— Begin Task input —

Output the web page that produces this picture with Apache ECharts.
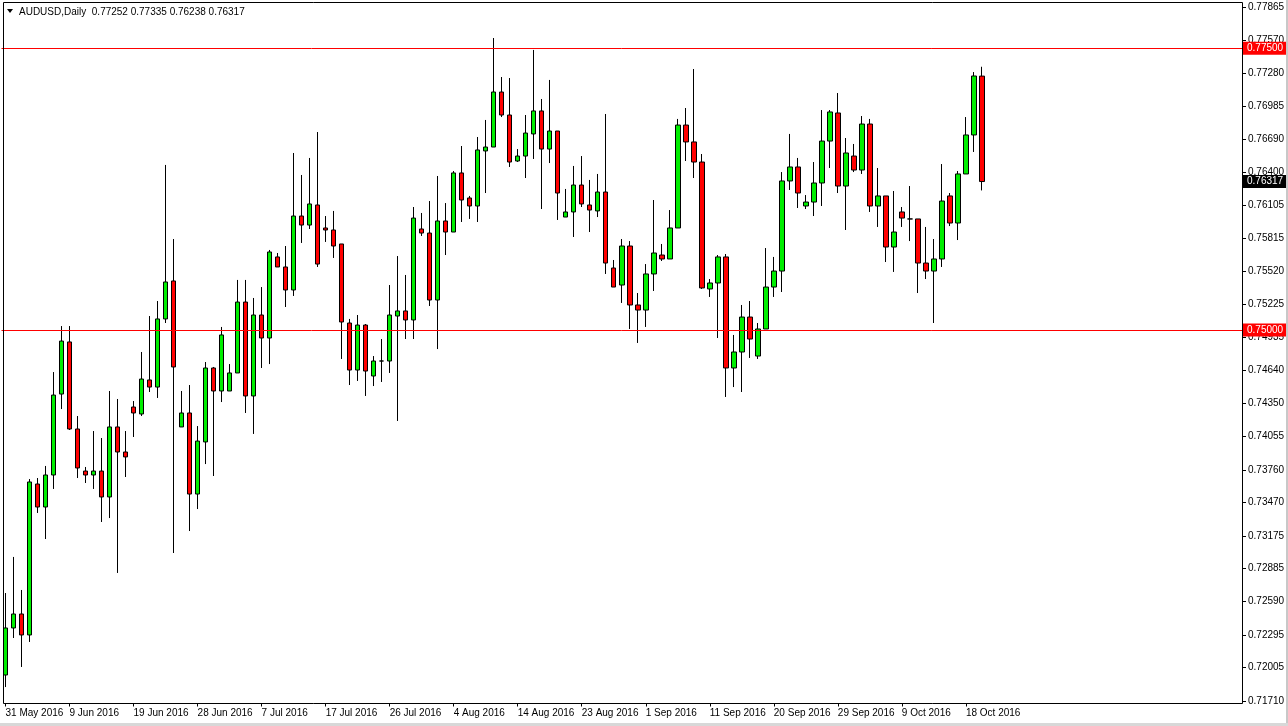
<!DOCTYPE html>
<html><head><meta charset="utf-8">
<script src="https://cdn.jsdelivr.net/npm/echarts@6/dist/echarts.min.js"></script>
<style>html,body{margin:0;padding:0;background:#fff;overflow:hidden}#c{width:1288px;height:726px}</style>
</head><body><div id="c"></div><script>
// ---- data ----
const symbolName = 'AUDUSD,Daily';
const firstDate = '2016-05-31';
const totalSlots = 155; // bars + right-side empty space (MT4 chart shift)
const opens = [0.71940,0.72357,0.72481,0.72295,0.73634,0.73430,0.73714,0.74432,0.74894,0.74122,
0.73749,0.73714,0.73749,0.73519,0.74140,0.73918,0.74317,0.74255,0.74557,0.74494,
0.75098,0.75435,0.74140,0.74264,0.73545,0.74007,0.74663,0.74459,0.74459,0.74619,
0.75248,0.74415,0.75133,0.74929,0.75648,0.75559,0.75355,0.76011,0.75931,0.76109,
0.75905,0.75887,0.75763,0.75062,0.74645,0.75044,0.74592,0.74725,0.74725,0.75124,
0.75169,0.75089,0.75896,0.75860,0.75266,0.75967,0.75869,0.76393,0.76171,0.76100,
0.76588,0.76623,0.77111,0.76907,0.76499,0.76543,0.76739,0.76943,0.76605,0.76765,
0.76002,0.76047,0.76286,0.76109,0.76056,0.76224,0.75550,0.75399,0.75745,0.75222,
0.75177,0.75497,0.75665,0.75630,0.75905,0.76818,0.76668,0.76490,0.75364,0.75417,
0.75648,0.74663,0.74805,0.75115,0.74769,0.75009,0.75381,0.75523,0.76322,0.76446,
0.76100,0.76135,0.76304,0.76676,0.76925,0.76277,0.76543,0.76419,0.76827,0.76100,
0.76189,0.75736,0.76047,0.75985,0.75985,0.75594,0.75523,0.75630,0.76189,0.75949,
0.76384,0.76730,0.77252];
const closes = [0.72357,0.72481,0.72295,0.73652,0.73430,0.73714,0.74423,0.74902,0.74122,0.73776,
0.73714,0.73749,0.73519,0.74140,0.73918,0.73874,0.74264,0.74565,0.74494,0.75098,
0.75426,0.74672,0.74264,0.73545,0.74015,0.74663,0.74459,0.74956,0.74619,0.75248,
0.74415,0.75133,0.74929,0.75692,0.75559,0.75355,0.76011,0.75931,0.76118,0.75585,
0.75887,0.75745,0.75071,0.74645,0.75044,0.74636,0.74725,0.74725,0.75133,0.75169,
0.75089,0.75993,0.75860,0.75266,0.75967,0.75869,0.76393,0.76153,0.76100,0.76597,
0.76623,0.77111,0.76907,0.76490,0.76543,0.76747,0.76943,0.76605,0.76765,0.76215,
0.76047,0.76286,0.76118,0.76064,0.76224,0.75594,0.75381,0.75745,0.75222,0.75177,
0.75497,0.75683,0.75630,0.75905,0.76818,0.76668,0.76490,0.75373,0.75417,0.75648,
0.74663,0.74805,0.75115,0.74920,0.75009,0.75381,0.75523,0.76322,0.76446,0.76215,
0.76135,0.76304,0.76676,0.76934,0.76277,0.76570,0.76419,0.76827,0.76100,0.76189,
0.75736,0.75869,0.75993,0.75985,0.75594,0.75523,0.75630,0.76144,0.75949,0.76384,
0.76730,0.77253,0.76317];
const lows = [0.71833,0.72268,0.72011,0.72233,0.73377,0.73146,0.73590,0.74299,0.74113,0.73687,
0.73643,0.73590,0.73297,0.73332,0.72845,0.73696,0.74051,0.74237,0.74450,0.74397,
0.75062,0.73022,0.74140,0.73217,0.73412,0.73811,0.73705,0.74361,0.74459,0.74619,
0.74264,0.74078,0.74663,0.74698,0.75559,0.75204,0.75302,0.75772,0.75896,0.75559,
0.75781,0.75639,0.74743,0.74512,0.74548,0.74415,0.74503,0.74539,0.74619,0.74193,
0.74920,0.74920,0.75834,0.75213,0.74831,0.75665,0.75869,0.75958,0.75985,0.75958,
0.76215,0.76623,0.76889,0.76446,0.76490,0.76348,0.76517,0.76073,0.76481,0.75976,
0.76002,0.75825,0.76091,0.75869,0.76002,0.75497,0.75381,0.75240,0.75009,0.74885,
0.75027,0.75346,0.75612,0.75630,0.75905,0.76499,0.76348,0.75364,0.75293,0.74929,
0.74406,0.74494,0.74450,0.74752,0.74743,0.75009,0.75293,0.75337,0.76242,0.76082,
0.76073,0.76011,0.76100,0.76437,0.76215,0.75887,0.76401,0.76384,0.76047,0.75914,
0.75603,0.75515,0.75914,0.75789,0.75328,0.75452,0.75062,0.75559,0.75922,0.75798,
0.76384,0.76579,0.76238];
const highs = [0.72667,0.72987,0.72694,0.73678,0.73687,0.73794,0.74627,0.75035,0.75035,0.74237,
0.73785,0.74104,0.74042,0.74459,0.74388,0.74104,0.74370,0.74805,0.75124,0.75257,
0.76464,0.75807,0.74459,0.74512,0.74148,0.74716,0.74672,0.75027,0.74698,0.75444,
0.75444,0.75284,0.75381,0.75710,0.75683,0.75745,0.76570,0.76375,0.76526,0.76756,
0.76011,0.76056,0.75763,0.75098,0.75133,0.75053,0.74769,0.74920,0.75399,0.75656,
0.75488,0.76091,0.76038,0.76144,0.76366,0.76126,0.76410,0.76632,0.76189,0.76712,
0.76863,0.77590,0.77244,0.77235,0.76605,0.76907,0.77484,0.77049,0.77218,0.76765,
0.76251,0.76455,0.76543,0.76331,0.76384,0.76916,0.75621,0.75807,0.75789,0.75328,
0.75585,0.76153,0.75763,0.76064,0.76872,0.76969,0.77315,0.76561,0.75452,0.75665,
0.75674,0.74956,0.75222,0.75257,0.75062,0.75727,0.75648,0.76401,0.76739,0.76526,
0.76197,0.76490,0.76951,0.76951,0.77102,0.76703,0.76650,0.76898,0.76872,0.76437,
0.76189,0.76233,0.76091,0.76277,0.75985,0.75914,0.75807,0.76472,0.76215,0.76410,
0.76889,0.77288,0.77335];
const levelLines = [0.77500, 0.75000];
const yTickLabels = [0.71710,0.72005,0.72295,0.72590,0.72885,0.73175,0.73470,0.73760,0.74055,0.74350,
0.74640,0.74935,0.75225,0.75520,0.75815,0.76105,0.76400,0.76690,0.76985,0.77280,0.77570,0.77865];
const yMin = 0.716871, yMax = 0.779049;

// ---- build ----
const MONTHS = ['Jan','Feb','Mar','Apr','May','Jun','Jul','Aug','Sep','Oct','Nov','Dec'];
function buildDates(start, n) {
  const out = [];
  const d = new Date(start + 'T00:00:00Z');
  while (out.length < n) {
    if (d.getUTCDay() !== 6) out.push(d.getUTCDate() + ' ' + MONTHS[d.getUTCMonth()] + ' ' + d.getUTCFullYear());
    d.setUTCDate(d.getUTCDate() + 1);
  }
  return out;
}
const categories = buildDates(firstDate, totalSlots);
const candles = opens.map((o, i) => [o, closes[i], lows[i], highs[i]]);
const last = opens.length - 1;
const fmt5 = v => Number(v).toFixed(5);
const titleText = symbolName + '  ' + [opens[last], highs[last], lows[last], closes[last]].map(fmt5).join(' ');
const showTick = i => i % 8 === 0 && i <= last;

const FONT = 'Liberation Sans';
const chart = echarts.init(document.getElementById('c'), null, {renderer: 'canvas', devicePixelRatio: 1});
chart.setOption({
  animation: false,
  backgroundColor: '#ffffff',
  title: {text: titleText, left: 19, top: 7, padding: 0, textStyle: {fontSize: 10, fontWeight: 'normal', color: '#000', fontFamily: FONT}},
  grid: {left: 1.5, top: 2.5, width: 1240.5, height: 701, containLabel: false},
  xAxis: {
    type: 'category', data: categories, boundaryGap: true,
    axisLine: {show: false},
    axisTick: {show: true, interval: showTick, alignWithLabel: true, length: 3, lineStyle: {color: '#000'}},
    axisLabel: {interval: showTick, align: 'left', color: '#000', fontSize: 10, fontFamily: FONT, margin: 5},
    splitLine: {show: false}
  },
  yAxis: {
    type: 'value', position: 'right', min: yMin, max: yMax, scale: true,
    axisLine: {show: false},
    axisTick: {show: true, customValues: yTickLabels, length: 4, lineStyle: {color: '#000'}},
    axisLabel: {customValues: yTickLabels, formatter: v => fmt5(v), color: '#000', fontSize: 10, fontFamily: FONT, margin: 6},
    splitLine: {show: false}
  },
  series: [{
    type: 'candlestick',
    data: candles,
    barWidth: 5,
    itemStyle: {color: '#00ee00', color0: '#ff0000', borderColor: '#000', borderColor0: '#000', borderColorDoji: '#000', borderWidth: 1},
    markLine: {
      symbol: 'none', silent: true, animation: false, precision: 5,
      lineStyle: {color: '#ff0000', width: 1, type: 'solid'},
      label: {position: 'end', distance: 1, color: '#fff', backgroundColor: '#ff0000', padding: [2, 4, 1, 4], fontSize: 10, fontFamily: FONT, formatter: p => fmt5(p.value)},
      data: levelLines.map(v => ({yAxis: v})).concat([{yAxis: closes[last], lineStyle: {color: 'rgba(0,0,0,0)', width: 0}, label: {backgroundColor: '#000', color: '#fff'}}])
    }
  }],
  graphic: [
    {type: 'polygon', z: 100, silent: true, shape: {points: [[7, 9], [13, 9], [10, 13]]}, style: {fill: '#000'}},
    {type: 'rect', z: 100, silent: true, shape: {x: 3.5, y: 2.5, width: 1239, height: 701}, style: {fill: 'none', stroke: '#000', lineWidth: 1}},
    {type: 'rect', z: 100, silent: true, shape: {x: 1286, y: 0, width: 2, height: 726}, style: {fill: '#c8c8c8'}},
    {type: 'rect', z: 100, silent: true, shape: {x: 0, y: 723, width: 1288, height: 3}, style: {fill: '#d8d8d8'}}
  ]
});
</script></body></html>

— End Task input —
— Begin Task input —

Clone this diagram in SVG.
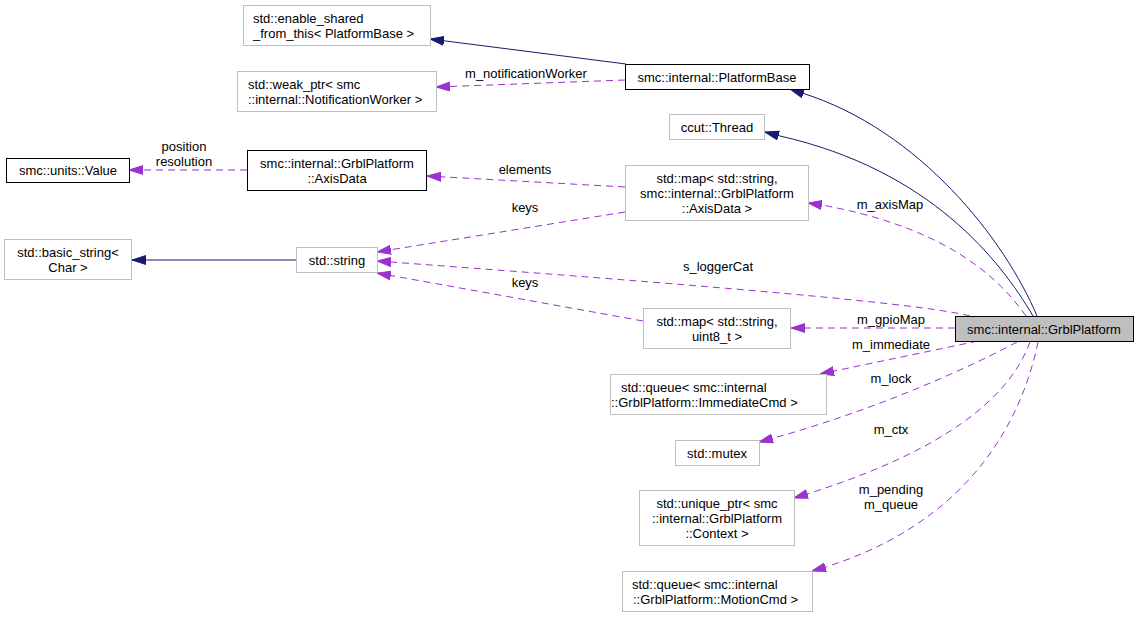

— End Task input —

Only lines holding the string "this" are wanted; gather each one from the entries above.

Output the web page that produces this picture with Apache ECharts.
Clone this diagram in SVG.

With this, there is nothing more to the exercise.